Makanan dan pakaian memang selalu mengalir dari donatur-donatur, namun itu tak menghentikannya untuk melamun menjelang hari raya.

"Maunya masak tetapi susah. Barang sudah terbakar semuanya. Kalau bahan-bahan masakan sih banyak, tetapi penggorengan sama panci saja tidak ada," kata Tumini yang selama kini hanya bisa berharap mendapat makanan dari para penyumbang bantuan.

Tumini juga mengeluhkan susahnya mencuci baju. Ia harus berjalan ke MCK Rumah Susun Benhil untuk mencuci baju sekaligus mandi dengan biaya Rp1.000 setiap pemakaian.

"Bukan hanya sedih, tetapi juga capek," katanya.

Kebakaran yang dikabarkan karena konsleting listrik itu juga membuat Junaedi (54) tidak menarik bajaj. Ia mengaku serba salah, jika menarik bajaj, ia takut tidak mendapat jatah sumbangan.

"Kalau saya narik bajaj, nanti pas ada yang nyumbang saya takut tidak dapat," kata Junaedi yang selama ini mengontrak rumah.

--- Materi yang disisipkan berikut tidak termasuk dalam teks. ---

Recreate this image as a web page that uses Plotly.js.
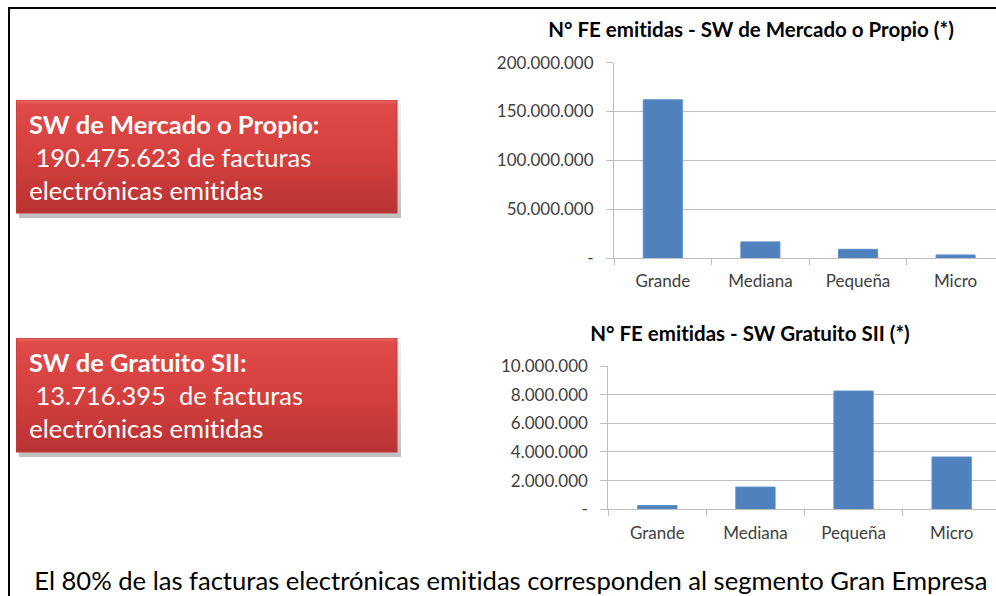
<!DOCTYPE html>
<html>
<head>
<meta charset="utf-8">
<script src="https://cdn.plot.ly/plotly-3.0.1.min.js"></script>
<style>
html,body{margin:0;padding:0;background:#fff;}
#chart{width:996px;height:596px;}
#chart text{font-variant-ligatures:none;font-feature-settings:"liga" 0,"clig" 0;}
</style>
</head>
<body>
<div id="chart"></div>
<script>
// ---- data ----
const categories = ["Grande", "Mediana", "Pequeña", "Micro"];
const mercadoValues = [162000000, 16500000, 8900000, 3100000];
const gratuitoValues = [260000, 1550000, 8250000, 3650000];
const mercadoTickVals = [0, 50000000, 100000000, 150000000, 200000000];
const mercadoTickText = ["-", "50.000.000", "100.000.000", "150.000.000", "200.000.000"];
const gratuitoTickVals = [0, 2000000, 4000000, 6000000, 8000000, 10000000];
const gratuitoTickText = ["-", "2.000.000", "4.000.000", "6.000.000", "8.000.000", "10.000.000"];
const titleMercado = "N° FE emitidas - SW de Mercado o Propio (*)";
const titleGratuito = "N° FE emitidas - SW Gratuito SII (*)";
const boxMercado = ["SW de Mercado o Propio:", " 190.475.623 de facturas", "electrónicas emitidas"];
const boxGratuito = ["SW de Gratuito SII:", " 13.716.395  de facturas", "electrónicas emitidas"];
const footerText = "El 80% de las facturas electrónicas emitidas corresponden al segmento Gran Empresa";

// ---- layout helpers ----
const W = 996, H = 596;
const px = x => x / W;
const py = y => 1 - y / H;
const barColor = "#4f81bd";
const gridColor = "#bfbfbf";
const textGray = "#404040";
const FONT = "Lato, 'Noto Sans', sans-serif";

const traces = [
  {type: "bar", x: categories, y: mercadoValues, xaxis: "x", yaxis: "y",
   marker: {color: barColor, line: {color: "#5b8cc6", width: 1}}, hoverinfo: "x+y"},
  {type: "bar", x: categories, y: gratuitoValues, xaxis: "x2", yaxis: "y2",
   marker: {color: barColor, line: {color: "#5b8cc6", width: 1}}, hoverinfo: "x+y"}
];

function yAxis(domain, range, vals, text, anchor) {
  return {domain: domain, range: range, anchor: anchor, tickmode: "array", tickvals: vals, ticktext: text,
    showgrid: true, gridcolor: gridColor, gridwidth: 1, showline: true, linecolor: gridColor, linewidth: 1,
    ticks: "outside", ticklen: 7, tickcolor: gridColor, tickfont: {family: FONT, size: 17, color: textGray},
    zeroline: false, fixedrange: true, ticklabelstandoff: 9};
}
function xAxis(domain, range, anchor) {
  return {domain: domain, range: range, anchor: anchor, type: "category", showline: true, linecolor: gridColor, linewidth: 1,
    ticks: "outside", tickson: "boundaries", ticklen: 6, tickcolor: gridColor, showgrid: false,
    tickfont: {family: FONT, size: 17, color: textGray}, fixedrange: true, ticklabelstandoff: 8};
}

function gradientBox(x0, y0, w, h) {
  const sw = w + 5, sh = h + 6;
  const svg = `<svg xmlns='http://www.w3.org/2000/svg' width='${sw}' height='${sh}'><defs>` +
    `<linearGradient id='g' x1='0' y1='0' x2='0' y2='1'><stop offset='0' stop-color='#ec6a66'/><stop offset='0.04' stop-color='#e04a48'/><stop offset='0.5' stop-color='#d4403e'/><stop offset='1' stop-color='#b83232'/></linearGradient>` +
    `<linearGradient id='s' x1='0' y1='0' x2='0' y2='1'><stop offset='0' stop-color='#000' stop-opacity='0.05'/><stop offset='1' stop-color='#000' stop-opacity='0.25'/></linearGradient></defs>` +
    `<rect x='3' y='4' width='${w + 1}' height='${h + 1}' fill='url(#s)'/>` +
    `<rect x='0' y='0' width='${w}' height='${h}' fill='url(#g)' stroke='#c03a38' stroke-width='1'/></svg>`;
  return {source: "data:image/svg+xml;charset=utf-8," + encodeURIComponent(svg), xref: "paper", yref: "paper",
    x: px(x0), y: py(y0), sizex: sw / W, sizey: sh / H, xanchor: "left", yanchor: "top", sizing: "stretch", layer: "below"};
}

function boxAnnotations(lines, x0, yFirst) {
  return lines.map((t, i) => ({xref: "paper", yref: "paper", x: px(x0), y: py(yFirst + i * 33), xanchor: "left", yanchor: "middle",
    text: i === 0 ? "<b>" + t + "</b>" : t.replace(/ /g, "&nbsp;"), showarrow: false,
    font: {family: FONT, size: i === 0 ? 25.5 : 25.5, color: "#ffffff"}}));
}

const layout = {
  width: W, height: H, margin: {l: 0, r: 0, t: 0, b: 0}, paper_bgcolor: "#ffffff", plot_bgcolor: "rgba(0,0,0,0)",
  showlegend: false, bargap: 0.6,
  xaxis: xAxis([px(614), 1], [-0.5, -0.5 + (996 - 614) / 97.6], "y"),
  yaxis: yAxis([py(258), py(62.7)], [0, 200000000], mercadoTickVals, mercadoTickText, "x"),
  xaxis2: xAxis([px(608.3), 1], [-0.5, -0.5 + (996 - 608.3) / 98.1], "y2"),
  yaxis2: yAxis([py(509.3), py(366)], [0, 10000000], gratuitoTickVals, gratuitoTickText, "x2"),
  images: [gradientBox(16, 100, 381, 113), gradientBox(16, 338, 381, 114)],
  shapes: [
    {type: "line", xref: "paper", yref: "paper", x0: px(9), x1: 1, y0: py(8), y1: py(8), line: {color: "#000", width: 2}},
    {type: "line", xref: "paper", yref: "paper", x0: px(9), x1: px(9), y0: py(7), y1: 0, line: {color: "#000", width: 2}}
  ],
  annotations: [
    {xref: "paper", yref: "paper", x: px(751), y: py(29), text: "<b>" + titleMercado + "</b>", showarrow: false,
     xanchor: "center", yanchor: "middle", font: {family: FONT, size: 20.5, color: "#000"}},
    {xref: "paper", yref: "paper", x: px(750), y: py(333), text: "<b>" + titleGratuito + "</b>", showarrow: false,
     xanchor: "center", yanchor: "middle", font: {family: FONT, size: 20.5, color: "#000"}},
    {xref: "paper", yref: "paper", x: px(32), y: py(580), text: footerText, showarrow: false,
     xanchor: "left", yanchor: "middle", font: {family: FONT, size: 25.6, color: "#000"}}
  ].concat(boxAnnotations(boxMercado, 27, 124)).concat(boxAnnotations(boxGratuito, 27, 362))
};

Plotly.newPlot("chart", traces, layout, {displayModeBar: false, staticPlot: true});
</script>
</body>
</html>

Ia menambahkan, "Tadinya saya juga mau mudik ke kampung istri di Garut, tetapi keadaannya seperti ini, tidak punya uang."  

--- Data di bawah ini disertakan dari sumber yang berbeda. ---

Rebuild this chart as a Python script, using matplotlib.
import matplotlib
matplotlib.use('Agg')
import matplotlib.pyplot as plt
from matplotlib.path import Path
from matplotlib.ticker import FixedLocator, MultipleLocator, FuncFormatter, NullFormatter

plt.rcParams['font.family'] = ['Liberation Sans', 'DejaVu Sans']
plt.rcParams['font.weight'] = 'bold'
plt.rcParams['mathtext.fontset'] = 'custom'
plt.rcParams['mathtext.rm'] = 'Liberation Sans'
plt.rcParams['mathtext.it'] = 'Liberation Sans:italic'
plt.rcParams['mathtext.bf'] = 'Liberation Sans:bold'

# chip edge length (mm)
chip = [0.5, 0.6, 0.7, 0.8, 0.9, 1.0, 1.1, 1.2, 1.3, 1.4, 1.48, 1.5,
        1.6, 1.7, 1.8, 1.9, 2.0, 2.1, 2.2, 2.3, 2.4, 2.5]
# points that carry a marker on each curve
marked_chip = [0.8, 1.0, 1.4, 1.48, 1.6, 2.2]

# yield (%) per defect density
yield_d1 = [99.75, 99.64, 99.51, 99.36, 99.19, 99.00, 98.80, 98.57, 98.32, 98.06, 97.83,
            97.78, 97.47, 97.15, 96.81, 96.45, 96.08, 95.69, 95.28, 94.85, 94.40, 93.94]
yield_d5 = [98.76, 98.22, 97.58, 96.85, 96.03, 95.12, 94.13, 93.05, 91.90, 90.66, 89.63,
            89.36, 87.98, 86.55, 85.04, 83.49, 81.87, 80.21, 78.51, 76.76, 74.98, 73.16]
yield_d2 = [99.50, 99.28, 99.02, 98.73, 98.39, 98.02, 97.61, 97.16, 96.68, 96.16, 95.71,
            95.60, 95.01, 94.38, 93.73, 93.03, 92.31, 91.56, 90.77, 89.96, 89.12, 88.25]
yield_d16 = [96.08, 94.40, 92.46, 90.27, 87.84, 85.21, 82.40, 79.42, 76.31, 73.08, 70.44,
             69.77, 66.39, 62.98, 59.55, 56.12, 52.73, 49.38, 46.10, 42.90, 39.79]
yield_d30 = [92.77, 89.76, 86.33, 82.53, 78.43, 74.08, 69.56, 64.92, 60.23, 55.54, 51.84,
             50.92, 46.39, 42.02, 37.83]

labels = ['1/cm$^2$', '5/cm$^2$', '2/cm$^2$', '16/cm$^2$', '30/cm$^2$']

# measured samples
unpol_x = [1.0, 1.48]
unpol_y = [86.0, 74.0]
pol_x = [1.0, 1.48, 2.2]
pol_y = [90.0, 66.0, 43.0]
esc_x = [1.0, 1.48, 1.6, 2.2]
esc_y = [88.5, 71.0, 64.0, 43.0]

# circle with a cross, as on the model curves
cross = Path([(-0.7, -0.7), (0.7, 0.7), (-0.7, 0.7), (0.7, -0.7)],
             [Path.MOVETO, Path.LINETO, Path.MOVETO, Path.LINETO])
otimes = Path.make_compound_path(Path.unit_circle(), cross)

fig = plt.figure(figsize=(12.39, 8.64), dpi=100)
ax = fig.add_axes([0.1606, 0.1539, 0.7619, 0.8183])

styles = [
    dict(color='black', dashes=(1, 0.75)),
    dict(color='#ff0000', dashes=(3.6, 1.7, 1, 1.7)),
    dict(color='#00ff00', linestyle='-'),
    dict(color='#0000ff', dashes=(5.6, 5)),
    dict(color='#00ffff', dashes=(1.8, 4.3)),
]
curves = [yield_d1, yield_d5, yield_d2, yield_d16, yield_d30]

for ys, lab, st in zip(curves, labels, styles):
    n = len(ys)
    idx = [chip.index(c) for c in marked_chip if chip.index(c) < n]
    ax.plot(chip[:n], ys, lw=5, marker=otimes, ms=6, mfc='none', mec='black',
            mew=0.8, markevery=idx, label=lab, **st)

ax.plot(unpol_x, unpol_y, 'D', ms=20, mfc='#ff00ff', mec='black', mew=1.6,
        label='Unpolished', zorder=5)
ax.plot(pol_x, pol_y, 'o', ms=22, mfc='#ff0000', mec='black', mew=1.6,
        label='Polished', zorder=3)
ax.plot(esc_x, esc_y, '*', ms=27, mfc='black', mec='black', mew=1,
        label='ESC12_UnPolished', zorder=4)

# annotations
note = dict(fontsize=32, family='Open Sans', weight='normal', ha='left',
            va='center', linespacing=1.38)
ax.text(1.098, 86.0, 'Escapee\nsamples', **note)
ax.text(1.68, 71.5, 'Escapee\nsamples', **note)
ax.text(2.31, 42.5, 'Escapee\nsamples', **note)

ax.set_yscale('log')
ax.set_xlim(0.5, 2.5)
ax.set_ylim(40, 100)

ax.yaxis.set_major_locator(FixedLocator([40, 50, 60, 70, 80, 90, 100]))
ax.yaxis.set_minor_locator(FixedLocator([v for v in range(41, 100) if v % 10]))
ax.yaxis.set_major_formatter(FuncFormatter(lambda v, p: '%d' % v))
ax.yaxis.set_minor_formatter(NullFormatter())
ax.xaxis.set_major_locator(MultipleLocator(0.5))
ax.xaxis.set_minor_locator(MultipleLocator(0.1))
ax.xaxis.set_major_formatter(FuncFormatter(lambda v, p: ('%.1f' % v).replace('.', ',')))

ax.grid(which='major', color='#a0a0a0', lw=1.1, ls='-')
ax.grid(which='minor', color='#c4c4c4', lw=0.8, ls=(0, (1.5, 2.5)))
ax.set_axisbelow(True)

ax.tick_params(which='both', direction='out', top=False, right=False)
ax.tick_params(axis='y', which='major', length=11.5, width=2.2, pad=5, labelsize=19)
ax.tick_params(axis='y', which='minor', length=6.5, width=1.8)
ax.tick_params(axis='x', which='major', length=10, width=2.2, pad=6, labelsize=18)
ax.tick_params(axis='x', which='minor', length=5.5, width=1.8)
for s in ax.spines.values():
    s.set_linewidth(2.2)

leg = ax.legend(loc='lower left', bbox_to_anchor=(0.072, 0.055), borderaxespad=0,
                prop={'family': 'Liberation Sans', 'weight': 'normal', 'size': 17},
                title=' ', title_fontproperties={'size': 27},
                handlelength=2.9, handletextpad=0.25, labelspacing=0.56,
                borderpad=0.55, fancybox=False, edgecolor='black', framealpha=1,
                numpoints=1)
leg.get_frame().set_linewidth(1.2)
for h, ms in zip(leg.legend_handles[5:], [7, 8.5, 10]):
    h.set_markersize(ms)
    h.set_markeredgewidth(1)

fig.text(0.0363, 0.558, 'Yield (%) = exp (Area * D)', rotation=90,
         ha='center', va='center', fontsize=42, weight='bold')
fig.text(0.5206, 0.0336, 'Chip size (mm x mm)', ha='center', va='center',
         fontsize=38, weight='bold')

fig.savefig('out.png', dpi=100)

Junaedi yang saat kebakaran sedang menarik bajaj di wilayah Tanah Abang mengaku belum punya rencana ke depan karena barang-barangnya habis terbakar, rumah pun hanya mengontrak sehingga ia bukan termasuk yang mendapat santunan Rp11 juta dari yang dijanjikan pemerintah.

Belum tahu pasti

Ada sekitar 500 kepala keluarga yang mengungsi di arena pemakaman. Tadinya memenuhi beberapa blok makam, namun mereka terpaksa bergeser ke sisi-sisi pemakaman karena para peziarah mulai berdatangan menjelang Idul Fitri.

"Takut ahli waris ada yang nyekar, tidak enak juga kalau makamnya dibuat untuk tidur," kata Endang.

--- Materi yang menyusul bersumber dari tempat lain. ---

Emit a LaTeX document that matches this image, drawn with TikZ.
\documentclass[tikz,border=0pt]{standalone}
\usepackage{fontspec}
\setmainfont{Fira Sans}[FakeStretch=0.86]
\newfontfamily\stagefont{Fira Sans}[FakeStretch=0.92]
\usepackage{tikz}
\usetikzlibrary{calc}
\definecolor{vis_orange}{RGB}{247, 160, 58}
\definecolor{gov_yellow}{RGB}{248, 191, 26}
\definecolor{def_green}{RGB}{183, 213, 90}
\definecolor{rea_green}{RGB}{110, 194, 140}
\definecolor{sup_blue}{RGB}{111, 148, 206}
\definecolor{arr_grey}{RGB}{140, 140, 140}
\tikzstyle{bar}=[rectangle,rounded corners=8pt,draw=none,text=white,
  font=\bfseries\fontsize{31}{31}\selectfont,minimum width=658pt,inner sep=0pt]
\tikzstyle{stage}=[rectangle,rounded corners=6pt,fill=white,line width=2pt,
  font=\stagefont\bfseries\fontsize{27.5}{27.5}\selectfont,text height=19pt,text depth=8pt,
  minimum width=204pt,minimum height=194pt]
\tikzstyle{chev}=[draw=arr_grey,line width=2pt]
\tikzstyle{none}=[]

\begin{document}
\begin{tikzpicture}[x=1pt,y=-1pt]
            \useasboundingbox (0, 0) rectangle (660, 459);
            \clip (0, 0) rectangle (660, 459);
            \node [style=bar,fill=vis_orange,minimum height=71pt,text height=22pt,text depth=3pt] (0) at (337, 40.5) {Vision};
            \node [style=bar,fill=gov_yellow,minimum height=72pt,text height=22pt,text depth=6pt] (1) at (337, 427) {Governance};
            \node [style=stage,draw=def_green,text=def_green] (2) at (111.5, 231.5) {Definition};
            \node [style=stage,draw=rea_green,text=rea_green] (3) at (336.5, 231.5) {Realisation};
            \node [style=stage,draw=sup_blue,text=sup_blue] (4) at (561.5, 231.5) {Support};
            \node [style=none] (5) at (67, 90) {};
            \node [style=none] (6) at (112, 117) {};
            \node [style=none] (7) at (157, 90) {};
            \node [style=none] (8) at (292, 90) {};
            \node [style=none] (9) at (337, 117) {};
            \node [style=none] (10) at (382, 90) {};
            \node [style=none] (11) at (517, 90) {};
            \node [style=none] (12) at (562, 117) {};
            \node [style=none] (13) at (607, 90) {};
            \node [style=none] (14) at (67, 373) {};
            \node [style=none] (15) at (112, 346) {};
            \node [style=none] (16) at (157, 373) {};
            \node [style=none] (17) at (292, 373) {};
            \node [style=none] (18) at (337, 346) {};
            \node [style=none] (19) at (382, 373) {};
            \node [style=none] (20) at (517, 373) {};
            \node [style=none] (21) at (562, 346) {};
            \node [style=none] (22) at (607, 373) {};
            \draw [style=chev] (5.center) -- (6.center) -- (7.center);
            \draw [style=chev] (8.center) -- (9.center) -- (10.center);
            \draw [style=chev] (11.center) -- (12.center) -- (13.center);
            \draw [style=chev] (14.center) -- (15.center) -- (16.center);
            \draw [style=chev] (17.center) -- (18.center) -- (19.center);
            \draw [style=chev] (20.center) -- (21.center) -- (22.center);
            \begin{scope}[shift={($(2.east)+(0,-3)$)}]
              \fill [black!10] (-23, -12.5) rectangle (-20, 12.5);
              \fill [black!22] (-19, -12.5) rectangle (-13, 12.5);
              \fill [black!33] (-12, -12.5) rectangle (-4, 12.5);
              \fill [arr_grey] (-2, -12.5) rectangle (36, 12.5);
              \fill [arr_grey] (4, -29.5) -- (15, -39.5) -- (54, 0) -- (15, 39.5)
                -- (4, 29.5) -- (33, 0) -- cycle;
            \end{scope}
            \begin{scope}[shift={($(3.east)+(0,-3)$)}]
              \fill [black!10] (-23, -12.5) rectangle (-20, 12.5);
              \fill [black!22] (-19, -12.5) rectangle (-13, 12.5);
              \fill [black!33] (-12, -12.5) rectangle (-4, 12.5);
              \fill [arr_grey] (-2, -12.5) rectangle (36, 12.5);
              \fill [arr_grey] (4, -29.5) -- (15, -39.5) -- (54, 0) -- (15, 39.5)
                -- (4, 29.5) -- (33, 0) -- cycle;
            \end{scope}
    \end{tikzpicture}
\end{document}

Di posko kesehatan, puluhan warga antri bergantian. Menurut dokter yang berjaga, kebanyakan warga mengeluh gatal-gatal atau batuk.

"Kebanyakan penyakitnya gatal-gatal, flu, batuk dan darah tinggi. Kalau anak kecil batuk dan pilek," kata Liana Wati, dokter jaga itu.

Kepada ANTARA News, beberapa warga menumpahkan keluahan masih kurangnya alas tidur, sementara ibu-ibu mengeluhkan tidak bisa memasak karena tak memiliki sama sekali alat dapur.

"Anak-anak juga tidak punya sepatu untuk sekolah nanti," keluh salah satu dari mereka, Marlina.

Gema takbir terus berkumandang menyambut Hari Raya Idul Fitri 1433 Hijriah. 

Semua warga muslim menyambut gembira, namun suasana di pengungsian begitu sepi. Hanya ada tawa anak kecil yang berlari di sekitar makam.  Mereka tak ahu, sampai kapan harus tinggal di kuburan.